── AVAILABLE DATA ──

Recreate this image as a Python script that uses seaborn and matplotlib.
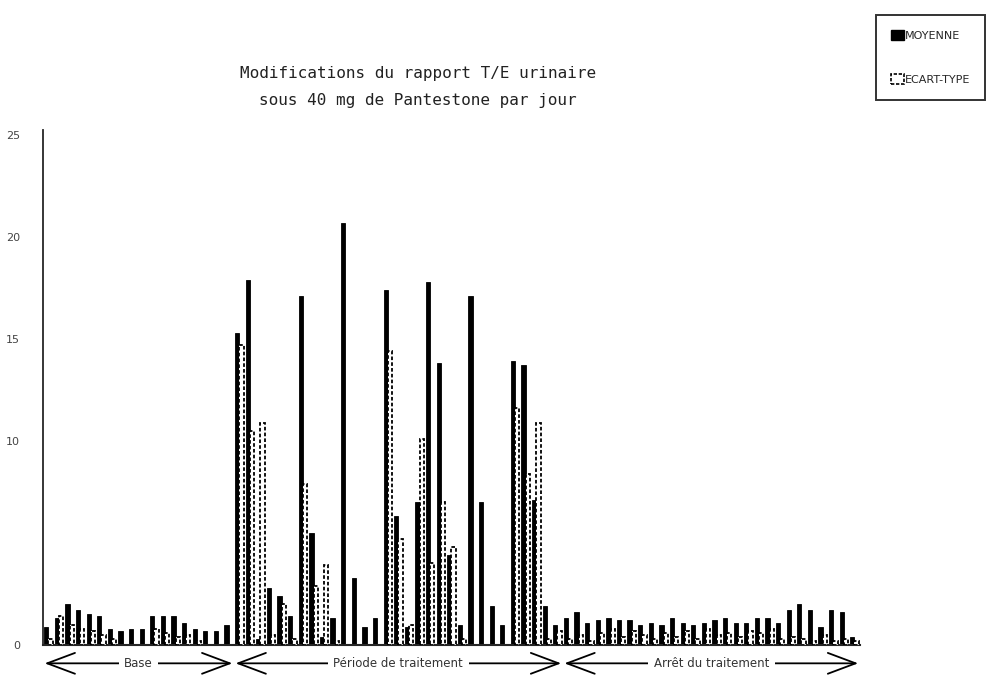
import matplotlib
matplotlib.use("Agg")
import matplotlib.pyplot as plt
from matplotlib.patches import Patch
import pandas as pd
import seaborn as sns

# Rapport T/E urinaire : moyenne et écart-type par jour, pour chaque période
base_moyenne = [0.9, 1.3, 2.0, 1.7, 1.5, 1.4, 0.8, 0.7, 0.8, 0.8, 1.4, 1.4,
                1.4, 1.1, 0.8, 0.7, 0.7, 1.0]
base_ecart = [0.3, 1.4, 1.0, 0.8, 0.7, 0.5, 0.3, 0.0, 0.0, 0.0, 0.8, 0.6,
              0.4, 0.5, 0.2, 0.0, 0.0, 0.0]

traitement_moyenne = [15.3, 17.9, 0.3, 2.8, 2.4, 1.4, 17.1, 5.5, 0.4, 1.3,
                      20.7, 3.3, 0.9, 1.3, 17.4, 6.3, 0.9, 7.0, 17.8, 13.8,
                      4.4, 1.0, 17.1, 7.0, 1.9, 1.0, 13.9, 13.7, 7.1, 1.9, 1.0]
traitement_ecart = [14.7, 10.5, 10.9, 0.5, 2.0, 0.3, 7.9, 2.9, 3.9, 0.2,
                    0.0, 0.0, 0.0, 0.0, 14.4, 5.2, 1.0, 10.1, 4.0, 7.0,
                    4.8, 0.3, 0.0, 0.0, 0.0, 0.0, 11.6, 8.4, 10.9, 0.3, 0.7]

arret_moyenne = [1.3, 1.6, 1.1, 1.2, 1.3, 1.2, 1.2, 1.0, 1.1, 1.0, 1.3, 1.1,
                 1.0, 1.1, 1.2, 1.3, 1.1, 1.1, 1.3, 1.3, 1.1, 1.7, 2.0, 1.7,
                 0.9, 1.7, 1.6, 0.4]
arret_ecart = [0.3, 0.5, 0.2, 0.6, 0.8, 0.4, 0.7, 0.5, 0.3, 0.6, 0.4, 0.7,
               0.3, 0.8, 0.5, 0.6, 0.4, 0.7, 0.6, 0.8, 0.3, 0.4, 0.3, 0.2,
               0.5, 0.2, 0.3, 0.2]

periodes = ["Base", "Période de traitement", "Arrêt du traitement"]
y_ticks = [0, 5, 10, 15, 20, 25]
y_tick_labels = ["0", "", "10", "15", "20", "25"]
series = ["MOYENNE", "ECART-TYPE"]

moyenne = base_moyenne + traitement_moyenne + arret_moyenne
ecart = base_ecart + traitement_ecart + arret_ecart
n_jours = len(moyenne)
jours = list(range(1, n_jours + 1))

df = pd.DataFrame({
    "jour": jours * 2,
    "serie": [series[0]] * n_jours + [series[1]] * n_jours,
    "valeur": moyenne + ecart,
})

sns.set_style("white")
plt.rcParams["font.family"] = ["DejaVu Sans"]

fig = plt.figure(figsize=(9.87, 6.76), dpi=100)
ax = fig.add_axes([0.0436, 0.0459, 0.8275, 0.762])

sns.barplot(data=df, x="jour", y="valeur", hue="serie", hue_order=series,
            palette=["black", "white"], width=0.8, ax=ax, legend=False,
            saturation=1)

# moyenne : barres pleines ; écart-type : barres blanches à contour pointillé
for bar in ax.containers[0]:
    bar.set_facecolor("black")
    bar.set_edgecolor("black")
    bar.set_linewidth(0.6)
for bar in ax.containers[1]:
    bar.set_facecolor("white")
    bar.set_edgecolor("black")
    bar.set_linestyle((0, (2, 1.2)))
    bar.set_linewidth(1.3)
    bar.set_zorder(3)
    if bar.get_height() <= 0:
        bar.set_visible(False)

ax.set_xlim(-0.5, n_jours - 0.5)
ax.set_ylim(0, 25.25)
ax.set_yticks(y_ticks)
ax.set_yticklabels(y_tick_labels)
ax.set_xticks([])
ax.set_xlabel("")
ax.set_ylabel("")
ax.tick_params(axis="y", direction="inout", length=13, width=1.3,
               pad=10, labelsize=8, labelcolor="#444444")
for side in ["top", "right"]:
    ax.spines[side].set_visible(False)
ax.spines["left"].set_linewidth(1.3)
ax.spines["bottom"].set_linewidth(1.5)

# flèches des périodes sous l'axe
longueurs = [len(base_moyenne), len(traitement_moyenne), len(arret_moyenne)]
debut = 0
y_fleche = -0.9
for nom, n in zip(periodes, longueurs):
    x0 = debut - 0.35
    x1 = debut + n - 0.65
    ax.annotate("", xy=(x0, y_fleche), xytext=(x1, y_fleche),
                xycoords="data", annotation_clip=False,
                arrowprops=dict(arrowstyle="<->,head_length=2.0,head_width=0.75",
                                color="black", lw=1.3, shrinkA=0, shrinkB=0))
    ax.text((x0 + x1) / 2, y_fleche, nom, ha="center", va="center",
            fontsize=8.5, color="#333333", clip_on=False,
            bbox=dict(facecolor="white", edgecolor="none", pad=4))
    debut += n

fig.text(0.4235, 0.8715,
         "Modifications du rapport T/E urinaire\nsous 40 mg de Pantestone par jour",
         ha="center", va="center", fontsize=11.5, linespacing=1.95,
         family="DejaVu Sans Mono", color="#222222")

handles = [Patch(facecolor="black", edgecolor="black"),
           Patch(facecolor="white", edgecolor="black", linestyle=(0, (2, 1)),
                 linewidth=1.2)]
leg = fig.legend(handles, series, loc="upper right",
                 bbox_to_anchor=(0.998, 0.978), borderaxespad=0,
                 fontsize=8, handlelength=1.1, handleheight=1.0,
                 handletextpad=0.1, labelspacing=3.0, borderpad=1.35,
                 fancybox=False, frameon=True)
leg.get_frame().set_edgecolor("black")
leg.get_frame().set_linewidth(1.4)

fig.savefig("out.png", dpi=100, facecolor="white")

───

AIM OF THE EXERCISE
Please restate the material above line by line, exactly, beginning at its first line and ending with the line that contains "import seaborn as sns", without any pictures.

FINAL ANSWER
Recreate this image as a Python script that uses seaborn and matplotlib.
import matplotlib
matplotlib.use("Agg")
import matplotlib.pyplot as plt
from matplotlib.patches import Patch
import pandas as pd
import seaborn as sns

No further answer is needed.